A Line Made By Walking by Sara Baume

Book Review by Galen O'Hanlon | 16 Feb 2017
Book title: A Line Made By Walking
Author: Sara Baume

Finding only anxiety and unhappiness in the city, Frankie moves to her late grandmother’s bungalow in the country. There she will find the healing powers of nature and solitude – or, at least, that’s the plan. 

This is not a book about how wonderful nature is: most of the nature Frankie is interested in is dead. The chapters are arranged around the dead animals she finds and photographs, from robin and rat to hedgehog and badger.
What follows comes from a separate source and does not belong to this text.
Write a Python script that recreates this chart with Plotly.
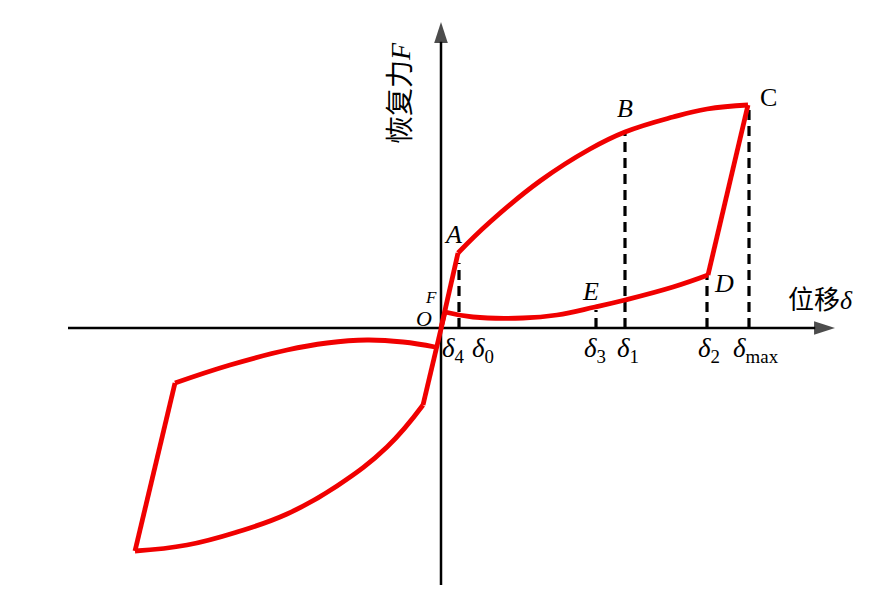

The focus instead is on the mind, as Baume traces the line from mental chatter to mental illness and back again, buttressed with frequent discussions of works of art. ‘Works about deprivation, I test myself,’ goes the refrain, and art becomes a way to structure and contextualise her experiences and emotional patterns. 
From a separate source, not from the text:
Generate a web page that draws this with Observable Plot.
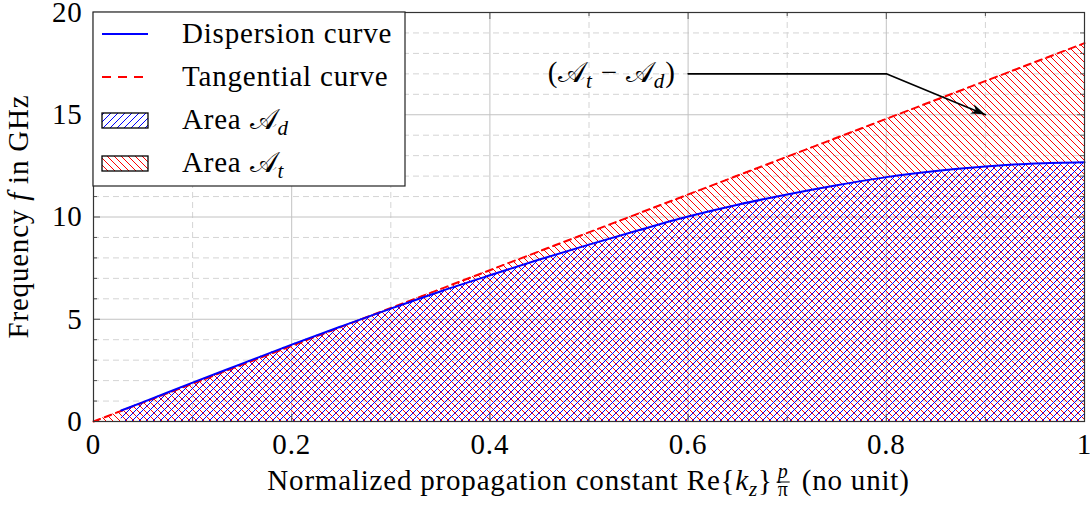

It’s a refreshing take on the genre, a semi-autobiographical retreat novel about finding something to live for not in nature but in art. And there are moments of brilliance in which Baume dissects the minutiae of daily life, like cooking, and how depression and anxiety make those routines impossible. “Structure and maintenance and pattern, and broccoli, are what sanity consists of,” says Frankie.

The discussion of artworks and the roadkill photographs give the book structure – but they work hard to carry the piece. A stronger plot, or even just a little less openness from Frankie, would have given the novel more drive.